Absolutely. That's why every product this week includes governance layers—audit trails, policy enforcement, human oversight. The vendors are not claiming agents should operate unsupervised. They're saying agents should operate faster than humans can review, with humans verifying after the fact.
The EU's Cyber Resilience Act keeps appearing in these announcements. How is a regulation driving product design?
Because compliance is now a competitive advantage. Manufacturers of digital products have to prove their security practices to sell in the EU. Vendors who embed compliance into their automation—like ArmorCode did—make it easier for customers to meet those requirements. Regulation becomes a feature.
Kubernetes and Model Context Protocol servers are mentioned as security perimeters. Why are those suddenly important?
Because that's where agents live and work. Kubernetes is where enterprises run containerized workloads at scale. MCP is the standard for how agents access external tools. If you don't control those boundaries, you don't control your agents. Security has to move to where the agents operate.
What happens if an enterprise deploys all these agents and they start conflicting with each other?
That's the next problem the industry will have to solve.

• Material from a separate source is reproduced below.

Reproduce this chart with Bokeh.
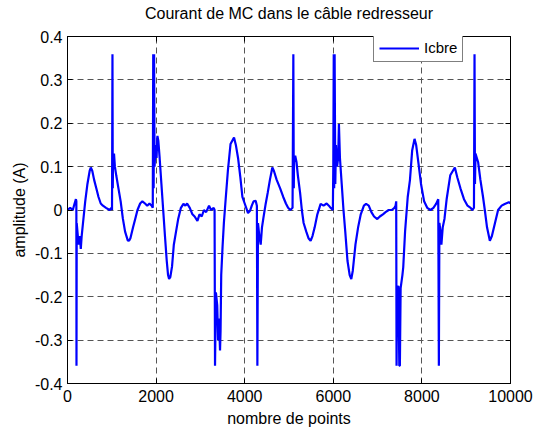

Right now, vendors are focused on getting agents into production. Orchestration—making sure multiple agents work together without stepping on each other—is still an open question. That's probably next year's product cycle.
Is there a vendor that seems to be winning this race?
Fortinet has the advantage of consolidating the most functions into one platform—SIEM, SOAR, threat intelligence, and the agent. But Legit Security's focus on development pipelines and Tigera's control plane for Kubernetes are solving specific, urgent problems. The winner will probably be whoever makes it easiest for enterprises to deploy agents without losing control.